A home server gives you more control over CPU, RAM, storage layout, and networking. It is also easier to repurpose. A used business mini PC can start as a Docker host and later become a dedicated automation box, backup target, or lab machine.

The trade-off is responsibility. You own the operating system, updates, disk mounts, backup scripts, firewall exposure, and restore process.

The Hybrid Setup That Works Well

For many homes, the cleanest architecture is both:

  • NAS for bulk storage and snapshots
  • Mini PC home server for applications

In that model, the NAS stores data and backups. The server runs apps. Immich, for example, can run on the mini PC while storing originals on a mounted NAS share or backing up to the NAS. Home Assistant can run on the server while the NAS stores backups.

The advantage is separation. If an app update breaks a container, your storage appliance is still boring. If the NAS needs maintenance, the app server can be handled independently.

Network Design

Keep the design simple:

  • Main LAN: 10.10.0.0/24
  • NAS: 10.10.0.10
  • Home server: 10.10.0.20
  • Camera VLAN if needed: 10.30.0.0/24
  • IoT VLAN if needed: 10.40.0.0/24

Give the NAS and server DHCP reservations. Limit admin access to trusted devices. If the NAS exposes SMB, do not expose that share to guest Wi-Fi or untrusted IoT devices.
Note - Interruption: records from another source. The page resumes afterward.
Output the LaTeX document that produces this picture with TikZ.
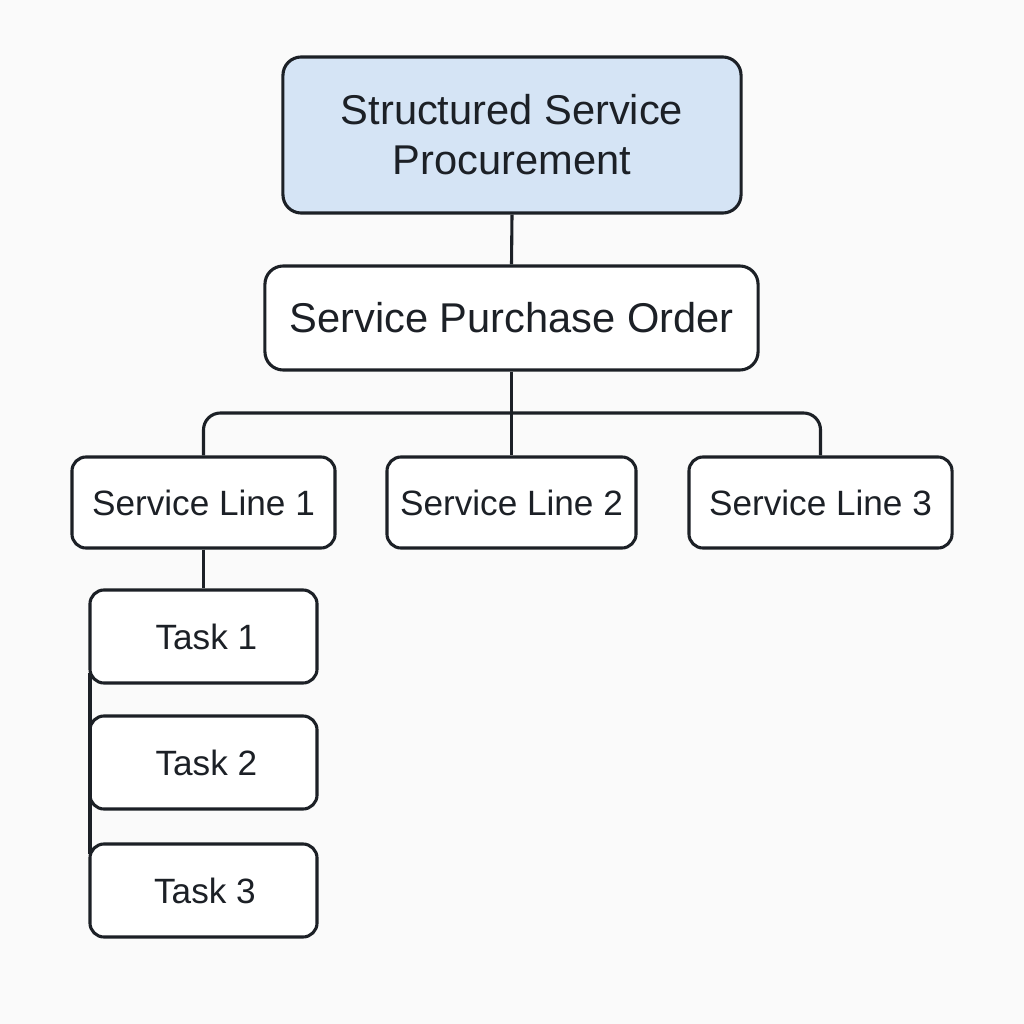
\documentclass[tikz,border=0pt]{standalone}
\usepackage{fontspec}
\setmainfont{Liberation Sans}
\usetikzlibrary{positioning}
\definecolor{bg}{HTML}{FAFAFA}
\definecolor{ink}{HTML}{1C2026}
\definecolor{topfill}{HTML}{D5E4F5}
\tikzset{
  box/.style={draw=ink, line width=2.2pt, rounded corners=13pt, fill=white, text=ink, align=center, inner sep=0pt},
  big/.style={box, font=\fontsize{29.6}{35.5}\selectfont},
  small/.style={box, font=\fontsize{25}{29}\selectfont, rounded corners=10pt},
  conn/.style={draw=ink, line width=2.2pt}
}
\begin{document}
\begin{tikzpicture}[x=0.025cm, y=-0.025cm]
\fill[bg] (0,0) rectangle (1024,1024);
\useasboundingbox (0,0) rectangle (1024,1024);
\node[big, fill=topfill, minimum width=11.45cm, minimum height=3.9cm] (top) at (512,135) {Structured Service\\Procurement};
\node[big, minimum width=12.325cm, minimum height=2.6cm] (spo) at (511.5,318) {Service Purchase Order};
\node[small, minimum width=6.575cm, minimum height=2.275cm] (sl1) at (203.5,502.5) {Service Line 1};
\node[small, minimum width=6.225cm, minimum height=2.275cm] (sl2) at (511.5,502.5) {Service Line 2};
\node[small, minimum width=6.575cm, minimum height=2.275cm] (sl3) at (820.5,502.5) {Service Line 3};
\node[small, minimum width=5.675cm, minimum height=2.325cm] (t1) at (203.5,636.5) {\hspace{4pt}Task 1};
\node[small, minimum width=5.675cm, minimum height=2.325cm] (t2) at (203.5,762.5) {\hspace{4pt}Task 2};
\node[small, minimum width=5.675cm, minimum height=2.325cm] (t3) at (203.5,890.5) {\hspace{2pt}Task 3};
\coordinate (bus) at (512,413);
\draw[conn] (top.south) -- (spo.north);
\draw[conn] (spo.south) -- (sl2.north);
\draw[conn, rounded corners=12pt] (sl1.north) -- (sl1.north |- bus) -- (sl3.north |- bus) -- (sl3.north);
\draw[conn] (sl1.south) -- (t1.north);
\draw[conn] ([xshift=1.1pt,yshift=8pt]t1.south west) -- ([xshift=1.1pt,yshift=-8pt]t3.north west);
\end{tikzpicture}
\end{document}
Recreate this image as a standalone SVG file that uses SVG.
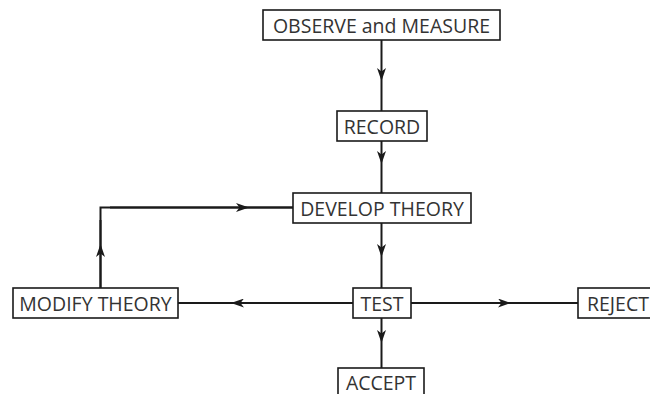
<svg xmlns="http://www.w3.org/2000/svg" width="650" height="394" viewBox="0 0 650 394">
<style>
.box{fill:#fff;stroke:#1a1a1a;stroke-width:1.6}
.t{font-family:"Open Sans","Noto Sans",sans-serif;font-size:19.5px;fill:#333;text-anchor:middle}
.c{fill:none;stroke:#1a1a1a;stroke-width:2;marker-mid:url(#ah)}
.p{fill:none;stroke:#1a1a1a;stroke-width:2}
</style>
<defs>
<marker id="ah" viewBox="0 0 13 9" refX="12" refY="4.5" markerWidth="13" markerHeight="9" markerUnits="userSpaceOnUse" orient="auto">
<path d="M0,0 L13,4.5 L0,9 L3.5,4.5 Z" fill="#1a1a1a"/>
</marker>
</defs>
<rect width="650" height="394" fill="#fff"/>
<g id="connectors">
<path class="c" d="M381.5,40 L381.5,80 L381.5,111"/>
<path class="c" d="M381.5,141 L381.5,163 L381.5,193"/>
<path class="c" d="M381.5,223 L381.5,256 L381.5,288"/>
<path class="c" d="M353,303 L232,303 L178,303"/>
<path class="p" d="M100.5,288 L100.5,207.5 L293,207.5"/>
<path class="c" d="M100.5,288 L100.5,245 L100.5,220"/>
<path class="c" d="M110,207.5 L248,207.5 L293,207.5"/>
<path class="c" d="M411,303 L510,303 L578,303"/>
<path class="c" d="M381.5,318 L381.5,342 L381.5,368"/>
</g>
<g id="observe"><rect class="box" x="263" y="10" width="237" height="30"/><text class="t" x="381.5" y="32.5">OBSERVE and MEASURE</text></g>
<g id="record"><rect class="box" x="337" y="111" width="90" height="30"/><text class="t" x="382" y="133.5">RECORD</text></g>
<g id="develop"><rect class="box" x="293" y="193" width="178" height="30"/><text class="t" x="382" y="215.5">DEVELOP THEORY</text></g>
<g id="test"><rect class="box" x="353" y="288" width="58" height="30"/><text class="t" x="382" y="310.5">TEST</text></g>
<g id="modify"><rect class="box" x="13" y="288" width="165" height="30"/><text class="t" x="95.5" y="310.5">MODIFY THEORY</text></g>
<g id="reject"><rect class="box" x="578" y="288" width="90" height="30"/><text class="t" x="587" y="310.5" style="text-anchor:start">REJECT</text></g>
<g id="accept"><rect class="box" x="338" y="368" width="86" height="40"/><text class="t" x="381" y="389.5">ACCEPT</text></g>
</svg>
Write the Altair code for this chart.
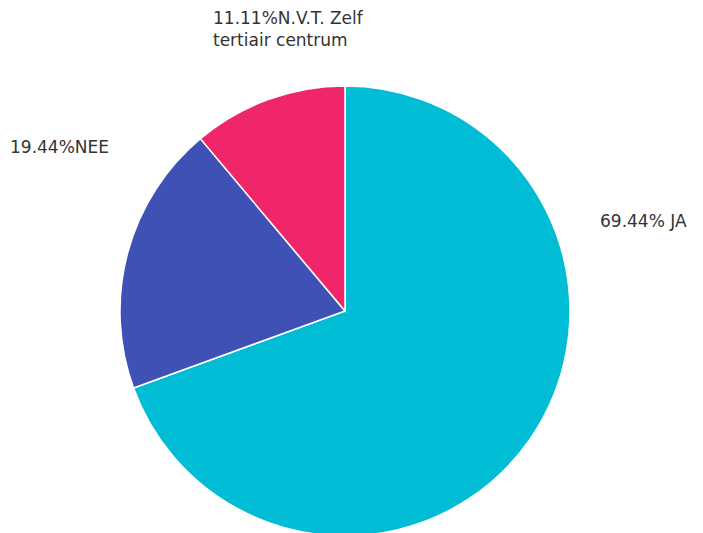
import altair as alt
import pandas as pd

categories = ["JA", "NEE", "N.V.T. Zelf tertiair centrum"]
values = [69.44, 19.44, 11.11]
labels = ["69.44% JA", "19.44%NEE", "11.11%N.V.T. Zelf\ntertiair centrum"]
colors = ["#00BCD4", "#3F51B5", "#F0266A"]

df = pd.DataFrame({"cat": categories, "val": values, "ord": [0, 1, 2]})

pie = alt.Chart(df).mark_arc(outerRadius=225, stroke="white", strokeWidth=1.5).encode(
    theta=alt.Theta("val:Q", stack=True),
    order=alt.Order("ord:Q"),
    color=alt.Color("cat:N", scale=alt.Scale(domain=categories, range=colors), legend=None),
)

# label anchor positions (layout, chart pixel coordinates)
label_pos = [(592, 214, "middle"), (2, 140, "middle"), (205, 3, "top")]

layers = [pie]
for lab, (x, y, base) in zip(labels, label_pos):
    t = alt.Chart(pd.DataFrame({"t": [lab]})).mark_text(
        align="left", baseline=base, font="DejaVu Sans", fontSize=17,
        color="#333333", lineBreak="\n", lineHeight=22,
    ).encode(text="t:N", x=alt.value(x), y=alt.value(y))
    layers.append(t)

chart = alt.layer(*layers).properties(width=674, height=606, padding=0).configure_view(stroke=None)
chart.save("out.html", embed_options={"renderer": "svg", "actions": False})
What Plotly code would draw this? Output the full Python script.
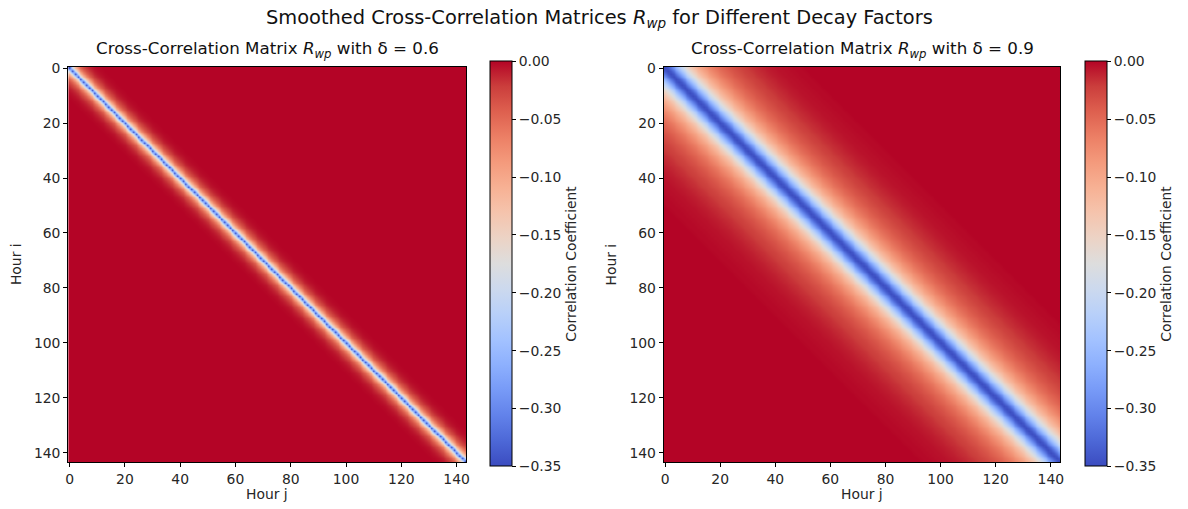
import numpy as np
import plotly.graph_objects as go

# Hour indices (144 hours)
hours = list(range(144))
tick_vals = [0, 20, 40, 60, 80, 100, 120, 140]
cbar_vals = [0.0, -0.05, -0.10, -0.15, -0.20, -0.25, -0.30, -0.35]
cbar_text = ["0.00", "\u22120.05", "\u22120.10", "\u22120.15", "\u22120.20", "\u22120.25", "\u22120.30", "\u22120.35"]

# Correlation vs. hour lag |i - j| (beyond the listed lags the value is 0)
lag_profile_06 = [-0.350, -0.190, -0.120, -0.075, -0.048, -0.030, -0.019,
                  -0.012, -0.007, -0.004, -0.002, -0.001]
lag_profile_09 = [-0.350, -0.340, -0.318, -0.290, -0.260, -0.232, -0.206, -0.183,
                  -0.163, -0.146, -0.131, -0.118, -0.107, -0.097, -0.088, -0.080,
                  -0.073, -0.066, -0.060, -0.055, -0.050, -0.046, -0.042, -0.038,
                  -0.035, -0.032, -0.029, -0.026, -0.024, -0.022, -0.020, -0.018,
                  -0.016, -0.015, -0.013, -0.012, -0.010, -0.009, -0.008, -0.007,
                  -0.006, -0.005, -0.005, -0.004, -0.004, -0.003, -0.003, -0.002,
                  -0.002, -0.002, -0.001]
deltas = ["0.6", "0.9"]


def toeplitz(profile, n):
    lag = np.abs(np.subtract.outer(np.arange(n), np.arange(n)))
    vals = np.zeros(n)
    vals[:len(profile)] = profile
    return vals[lag]


# matplotlib "coolwarm"
coolwarm = [
    (0.0, (0.2298, 0.2987, 0.7537)), (0.0625, (0.3039, 0.4065, 0.8450)),
    (0.125, (0.3830, 0.5094, 0.9174)), (0.1875, (0.4667, 0.6046, 0.9682)),
    (0.25, (0.5530, 0.6889, 0.9954)), (0.3125, (0.6392, 0.7596, 0.9982)),
    (0.375, (0.7222, 0.8140, 0.9766)), (0.4375, (0.7987, 0.8498, 0.9317)),
    (0.5, (0.8654, 0.8654, 0.8654)), (0.5625, (0.9241, 0.8274, 0.7745)),
    (0.625, (0.9589, 0.7698, 0.6782)), (0.6875, (0.9700, 0.6943, 0.5807)),
    (0.75, (0.9580, 0.6028, 0.4859)), (0.8125, (0.9239, 0.4973, 0.3956)),
    (0.875, (0.8692, 0.3783, 0.3112)), (0.9375, (0.7956, 0.2413, 0.2334)),
    (1.0, (0.7057, 0.0156, 0.1502)),
]
colorscale = [[p, "rgb(%d,%d,%d)" % tuple(round(c * 255) for c in rgb)] for p, rgb in coolwarm]

W, H = 1188, 509
FONT = "DejaVu Sans"
TICK = 13.9
TXT = "#262626"


def px_x(v):
    return v / W


def px_y(v):
    return 1 - v / H


panels = [
    dict(x0=65.6, x1=466.0, cb=490),
    dict(x0=664.6, x1=1063.7, cb=1088),
]
top, bottom = 60.6, 461.7

fig = go.Figure()
for k, (prof, d, pnl) in enumerate(zip([lag_profile_06, lag_profile_09], deltas, panels)):
    z = toeplitz(prof, len(hours))
    sfx = "" if k == 0 else "2"
    fig.add_trace(go.Heatmap(
        z=z, x=hours, y=hours, xaxis="x" + sfx, yaxis="y" + sfx,
        colorscale=colorscale, zmin=-0.35, zmax=0.0, zsmooth="best",
        colorbar=dict(
            x=px_x(pnl["cb"]), xanchor="left", xpad=0, ypad=0,
            y=px_y((55 + 466) / 2), yanchor="middle",
            len=411 / H, lenmode="fraction", thickness=22, thicknessmode="pixels",
            outlinewidth=1, outlinecolor="black",
            ticks="outside", ticklen=4, tickcolor="black",
            tickvals=cbar_vals, ticktext=cbar_text,
            tickfont=dict(family=FONT, size=TICK, color=TXT),
            title=dict(text="Correlation Coefficient", side="right",
                       font=dict(family=FONT, size=TICK, color=TXT)),
        ),
        hovertemplate="i=%{y}, j=%{x}: %{z:.3f}<extra></extra>",
    ))
    axis_common = dict(
        showgrid=False, zeroline=False, showline=True, linecolor="black", linewidth=1,
        mirror=True, ticks="outside", ticklen=4, tickcolor="black",
        tickvals=tick_vals, tickfont=dict(family=FONT, size=TICK, color=TXT),
    )
    fig.layout["xaxis" + sfx] = dict(
        axis_common, domain=[px_x(pnl["x0"]), px_x(pnl["x1"])], range=[-0.5, 143.5],
        anchor="y" + sfx,
    )
    fig.layout["yaxis" + sfx] = dict(
        axis_common, domain=[px_y(bottom), px_y(top)], range=[143.5, -0.5],
        anchor="x" + sfx,
    )
    cx = (pnl["x0"] + pnl["x1"]) / 2
    fig.add_annotation(
        text="Cross-Correlation Matrix <i>R</i><sub><i>wp</i></sub> with \u03b4 = " + d,
        x=px_x(cx), y=px_y(43), xref="paper", yref="paper", showarrow=False,
        xanchor="center", yanchor="middle", font=dict(family=FONT, size=16.7, color="#111"),
    )
    fig.add_annotation(
        text="Hour j", x=px_x(cx), y=px_y(494), xref="paper", yref="paper", showarrow=False,
        xanchor="center", yanchor="middle", font=dict(family=FONT, size=TICK, color=TXT),
    )
    fig.add_annotation(
        text="Hour i", x=px_x(pnl["x0"] - 53), y=px_y((top + bottom) / 2), xref="paper",
        yref="paper", showarrow=False, textangle=-90, xanchor="center", yanchor="middle",
        font=dict(family=FONT, size=TICK, color=TXT),
    )

fig.add_annotation(
    text="Smoothed Cross-Correlation Matrices <i>R</i><sub><i>wp</i></sub> for Different Decay Factors",
    x=px_x(600), y=px_y(12), xref="paper", yref="paper", showarrow=False,
    xanchor="center", yanchor="middle", font=dict(family=FONT, size=19.4, color="#111"),
)

fig.update_layout(
    width=W, height=H, margin=dict(l=0, r=0, t=0, b=0),
    paper_bgcolor="white", plot_bgcolor="white", showlegend=False,
)

fig.write_html("out.html")
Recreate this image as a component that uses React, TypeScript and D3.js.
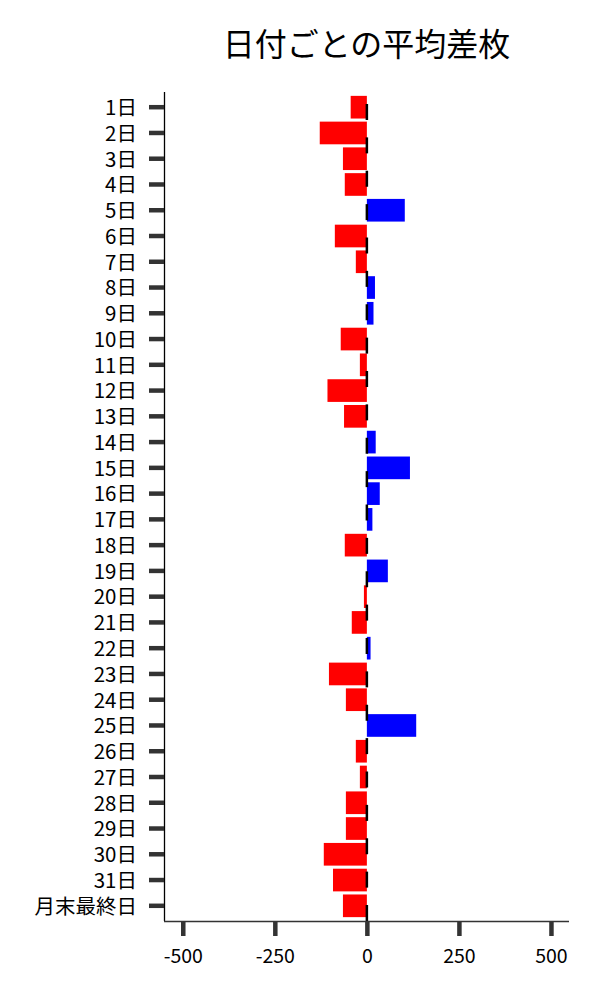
import React, { useEffect, useRef } from 'react';
import * as d3 from 'd3';

const days = [
  '1日', '2日', '3日', '4日', '5日', '6日', '7日', '8日', '9日', '10日',
  '11日', '12日', '13日', '14日', '15日', '16日', '17日', '18日', '19日', '20日',
  '21日', '22日', '23日', '24日', '25日', '26日', '27日', '28日', '29日', '30日',
  '31日', '月末最終日',
];
const avgDiff = [
  -44, -128, -65, -60, 103, -87, -30, 22, 18, -71,
  -19, -107, -62, 24, 117, 35, 15, -60, 57, -8,
  -41, 10, -103, -57, 134, -30, -19, -57, -57, -117,
  -92, -65,
];
const xTicks = [-500, -250, 0, 250, 500];
const title = '日付ごとの平均差枚';

const W = 600;
const H = 1000;
const FONT = '"Noto Sans CJK JP", "Noto Sans", sans-serif';

const App: React.FC = () => {
  const svgRef = useRef<SVGSVGElement>(null);

  useEffect(() => {
    if (!svgRef.current) return;
    const margin = { top: 92, right: 31, bottom: 79, left: 164 };
    const innerW = W - margin.left - margin.right;
    const innerH = H - margin.top - margin.bottom;

    d3.select(svgRef.current).selectAll('*').remove();
    const svg = d3.select(svgRef.current).attr('width', W).attr('height', H);

    svg.append('text')
      .attr('x', margin.left + innerW / 2)
      .attr('y', 56)
      .attr('text-anchor', 'middle')
      .style('font-family', FONT)
      .style('font-size', '32px')
      .attr('fill', '#000')
      .text(title);

    const g = svg.append('g').attr('transform', `translate(${margin.left},${margin.top})`);

    const x = d3.scaleLinear().domain([-551, 549]).range([0, innerW]);
    const y = d3.scaleBand<string>()
      .domain(days)
      .range([0, innerH])
      .paddingInner(0.12)
      .paddingOuter(0.15);

    g.append('clipPath').attr('id', 'plot-clip')
      .append('rect').attr('width', innerW).attr('height', innerH);

    // bars
    g.selectAll('rect.bar')
      .data(days.map((d, i) => ({ day: d, v: avgDiff[i] })))
      .enter()
      .append('rect')
      .attr('class', 'bar')
      .attr('x', d => x(Math.min(0, d.v)))
      .attr('y', d => y(d.day) || 0)
      .attr('width', d => Math.abs(x(d.v) - x(0)))
      .attr('height', y.bandwidth())
      .attr('fill', d => (d.v < 0 ? '#ff0000' : '#0000ff'));

    // short black marks at zero (their spacing differs from the bars)
    const errY = d3.scaleLinear().domain([0, 24]).range([12, 813]);
    g.append('g')
      .attr('clip-path', 'url(#plot-clip)')
      .selectAll('line')
      .data(days.map((_, i) => i))
      .enter()
      .append('line')
      .attr('x1', x(0))
      .attr('x2', x(0))
      .attr('y1', d => errY(d))
      .attr('y2', d => errY(d) + 16)
      .attr('stroke', '#000')
      .attr('stroke-width', 2.5);

    // y axis
    const yAxis = g.append('g')
      .call(d3.axisLeft(y).tickSize(15).tickPadding(12));
    yAxis.select('.domain').attr('d', `M0.5,0V${innerH}`).attr('stroke', '#000').attr('stroke-width', 1.3);
    yAxis.selectAll('.tick line').attr('stroke', '#333').attr('stroke-width', 4.5);
    yAxis.selectAll('.tick text')
      .attr('fill', '#000')
      .attr('dy', '0.38em')
      .style('font-family', FONT)
      .style('font-size', '20.5px');

    // x axis
    const xAxis = g.append('g')
      .attr('transform', `translate(0,${innerH})`)
      .call(d3.axisBottom(x).tickValues(xTicks).tickSize(15).tickPadding(13).tickFormat(d3.format('d')));
    xAxis.select('.domain').attr('d', `M0,0.5H${innerW}`).attr('stroke', '#333').attr('stroke-width', 1.3);
    xAxis.selectAll('.tick line').attr('stroke', '#333').attr('stroke-width', 4.5);
    xAxis.selectAll('.tick text')
      .attr('fill', '#000')
      .style('font-family', FONT)
      .style('font-size', '19.5px')
      .text(d => String(d));
  }, []);

  return (
    <div style={{ position: 'absolute', left: 0, top: 0, width: W, height: H, background: '#fff' }}>
      <svg ref={svgRef}></svg>
    </div>
  );
};

export default App;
If you later add VLANs, the server can become the controlled integration point. For example, Home Assistant may need limited access to IoT devices, while personal laptops do not need direct access to every smart plug.

Backup Model

The backup model decides whether the setup is serious:

  • NAS snapshots protect against accidental changes.
  • Server app backups protect container state.
  • Offline or external backups protect against theft, ransomware, and major mistakes.
  • Off-site backups protect against house-level disasters.

RAID is not backup. A mirror can survive one disk failure, but it will not save you from deletion, corruption, malware, or a bad application writing bad data.

Product Categories to Research

This post can support affiliate links because the build path depends on hardware. Research these categories:

  • 2-bay or 4-bay NAS appliance
  • Used business mini PC
  • NAS-rated hard drives
  • NVMe or SATA SSD for app workloads
  • External USB backup drive
  • UPS for NAS, server, router, and switch
  • Unmanaged or managed gigabit switch

For most people, storage quality matters more than chassis aesthetics. Buy fewer decorative accessories and spend the money on backup media.

My Rule of Thumb

If the household is losing track of files, start with a NAS. If you mainly want Immich, Home Assistant, local DNS, Docker stacks, and experiments, start with a mini PC home server. If the budget allows both, separate the jobs: NAS for data, server for apps.

That split is not fancy. It is just easier to live with. Storage should be boring infrastructure. Apps can break, update, move, and get rebuilt without dragging the entire photo archive into the blast radius.